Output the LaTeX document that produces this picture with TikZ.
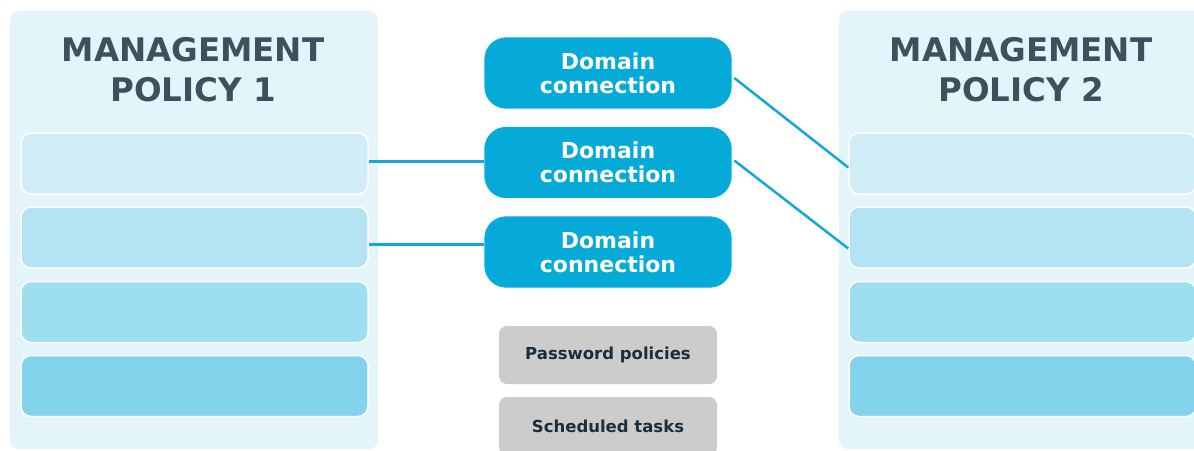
\documentclass[tikz,border=0pt]{standalone}
\usepackage{fontspec}
\setmainfont{DejaVu Sans}
\usepackage{tikz}
\usetikzlibrary{positioning}

\definecolor{panelbg}{HTML}{E3F4FA}
\definecolor{rowa}{HTML}{CFECF7}
\definecolor{rowb}{HTML}{B4E4F3}
\definecolor{rowc}{HTML}{9DDEF0}
\definecolor{rowd}{HTML}{84D3EC}
\definecolor{dcblue}{HTML}{05AAD8}
\definecolor{linkblue}{HTML}{14A8D6}
\definecolor{titlegray}{HTML}{3E505C}
\definecolor{taskgray}{HTML}{CCCCCC}
\definecolor{tasktext}{HTML}{1C2E3B}

\begin{document}
\begin{tikzpicture}[x=1pt, y=-1pt, line join=round]
    \tikzstyle{panel_style} = [draw=none, fill=panelbg, rounded corners=9pt, inner sep=0pt]
    \tikzstyle{row_style} = [draw=white, line width=1.5pt, rounded corners=10pt, minimum width=347pt, minimum height=61pt, inner sep=0pt]
    \tikzstyle{title_style} = [text=titlegray, align=center, font=\fontsize{32.5}{40}\selectfont\bfseries]
    \tikzstyle{dc_style} = [fill=dcblue, draw=white, line width=0.6pt, rounded corners=22pt, minimum width=248pt, minimum height=72pt, text=white, align=center, font=\fontsize{22}{24}\selectfont\bfseries]
    \tikzstyle{task_style} = [fill=taskgray, rounded corners=8pt, minimum width=218pt, minimum height=58pt, text=tasktext, font=\fontsize{16.5}{18}\selectfont\bfseries]
    \tikzstyle{link_style} = [draw=linkblue, line width=2.5pt]
    \clip (0,0) rectangle (1194,450);
    \fill[white] (0,0) rectangle (1194,450);

    % policy panels
    \node[panel_style, minimum width=368pt, minimum height=438pt] (p1) at (194,230) {};
    \node[panel_style, minimum width=380pt, minimum height=438pt] (p2) at (1029,230) {};
    \node[title_style] (t1) at (193,69.5) {MANAGEMENT\\POLICY 1};
    \node[title_style] (t2) at (1021,69.5) {MANAGEMENT\\POLICY 2};

    % rows of policy 1
    \node[row_style, fill=rowa] (l1) at (194.5,163.5) {};
    \node[row_style, fill=rowb] (l2) at (194.5,237.5) {};
    \node[row_style, fill=rowc] (l3) at (194.5,312) {};
    \node[row_style, fill=rowd] (l4) at (194.5,386) {};

    % rows of policy 2
    \node[row_style, fill=rowa] (r1) at (1022.5,163.5) {};
    \node[row_style, fill=rowb] (r2) at (1022.5,237.5) {};
    \node[row_style, fill=rowc] (r3) at (1022.5,312) {};
    \node[row_style, fill=rowd] (r4) at (1022.5,386) {};

    % domain connections
    \node[dc_style] (dc1) at (608,73) {Domain\\connection};
    \node[dc_style] (dc2) at (608,162.5) {Domain\\connection};
    \node[dc_style] (dc3) at (608,252) {Domain\\connection};

    % other objects
    \node[task_style] (pw) at (608,355) {Password policies};
    \node[task_style] (st) at (608,426) {Scheduled tasks};

    \draw[link_style] ([yshift=2pt]l1.east) -- ([yshift=2pt]l1.east -| dc2.west);
    \draw[link_style] ([yshift=-7pt]l2.east) -- ([yshift=-7pt]l2.east -| dc3.west);
    \draw[link_style] ([xshift=2pt,yshift=-5pt]dc1.east) -- ([yshift=-4pt]r1.west);
    \draw[link_style] ([xshift=2pt,yshift=2pt]dc2.east) -- ([yshift=-11pt]r2.west);
\end{tikzpicture}
\end{document}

## Task objective
Ignore the images and quote every line of the listing exactly.

## Output of the task
Output the LaTeX document that produces this picture with TikZ.
\documentclass[tikz,border=0pt]{standalone}
\usepackage{fontspec}
\setmainfont{DejaVu Sans}
\usepackage{tikz}
\usetikzlibrary{positioning}

\definecolor{panelbg}{HTML}{E3F4FA}
\definecolor{rowa}{HTML}{CFECF7}
\definecolor{rowb}{HTML}{B4E4F3}
\definecolor{rowc}{HTML}{9DDEF0}
\definecolor{rowd}{HTML}{84D3EC}
\definecolor{dcblue}{HTML}{05AAD8}
\definecolor{linkblue}{HTML}{14A8D6}
\definecolor{titlegray}{HTML}{3E505C}
\definecolor{taskgray}{HTML}{CCCCCC}
\definecolor{tasktext}{HTML}{1C2E3B}

\begin{document}
\begin{tikzpicture}[x=1pt, y=-1pt, line join=round]
    \tikzstyle{panel_style} = [draw=none, fill=panelbg, rounded corners=9pt, inner sep=0pt]
    \tikzstyle{row_style} = [draw=white, line width=1.5pt, rounded corners=10pt, minimum width=347pt, minimum height=61pt, inner sep=0pt]
    \tikzstyle{title_style} = [text=titlegray, align=center, font=\fontsize{32.5}{40}\selectfont\bfseries]
    \tikzstyle{dc_style} = [fill=dcblue, draw=white, line width=0.6pt, rounded corners=22pt, minimum width=248pt, minimum height=72pt, text=white, align=center, font=\fontsize{22}{24}\selectfont\bfseries]
    \tikzstyle{task_style} = [fill=taskgray, rounded corners=8pt, minimum width=218pt, minimum height=58pt, text=tasktext, font=\fontsize{16.5}{18}\selectfont\bfseries]
    \tikzstyle{link_style} = [draw=linkblue, line width=2.5pt]
    \clip (0,0) rectangle (1194,450);
    \fill[white] (0,0) rectangle (1194,450);

    % policy panels
    \node[panel_style, minimum width=368pt, minimum height=438pt] (p1) at (194,230) {};
    \node[panel_style, minimum width=380pt, minimum height=438pt] (p2) at (1029,230) {};
    \node[title_style] (t1) at (193,69.5) {MANAGEMENT\\POLICY 1};
    \node[title_style] (t2) at (1021,69.5) {MANAGEMENT\\POLICY 2};

    % rows of policy 1
    \node[row_style, fill=rowa] (l1) at (194.5,163.5) {};
    \node[row_style, fill=rowb] (l2) at (194.5,237.5) {};
    \node[row_style, fill=rowc] (l3) at (194.5,312) {};
    \node[row_style, fill=rowd] (l4) at (194.5,386) {};

    % rows of policy 2
    \node[row_style, fill=rowa] (r1) at (1022.5,163.5) {};
    \node[row_style, fill=rowb] (r2) at (1022.5,237.5) {};
    \node[row_style, fill=rowc] (r3) at (1022.5,312) {};
    \node[row_style, fill=rowd] (r4) at (1022.5,386) {};

    % domain connections
    \node[dc_style] (dc1) at (608,73) {Domain\\connection};
    \node[dc_style] (dc2) at (608,162.5) {Domain\\connection};
    \node[dc_style] (dc3) at (608,252) {Domain\\connection};

    % other objects
    \node[task_style] (pw) at (608,355) {Password policies};
    \node[task_style] (st) at (608,426) {Scheduled tasks};

    \draw[link_style] ([yshift=2pt]l1.east) -- ([yshift=2pt]l1.east -| dc2.west);
    \draw[link_style] ([yshift=-7pt]l2.east) -- ([yshift=-7pt]l2.east -| dc3.west);
    \draw[link_style] ([xshift=2pt,yshift=-5pt]dc1.east) -- ([yshift=-4pt]r1.west);
    \draw[link_style] ([xshift=2pt,yshift=2pt]dc2.east) -- ([yshift=-11pt]r2.west);
\end{tikzpicture}
\end{document}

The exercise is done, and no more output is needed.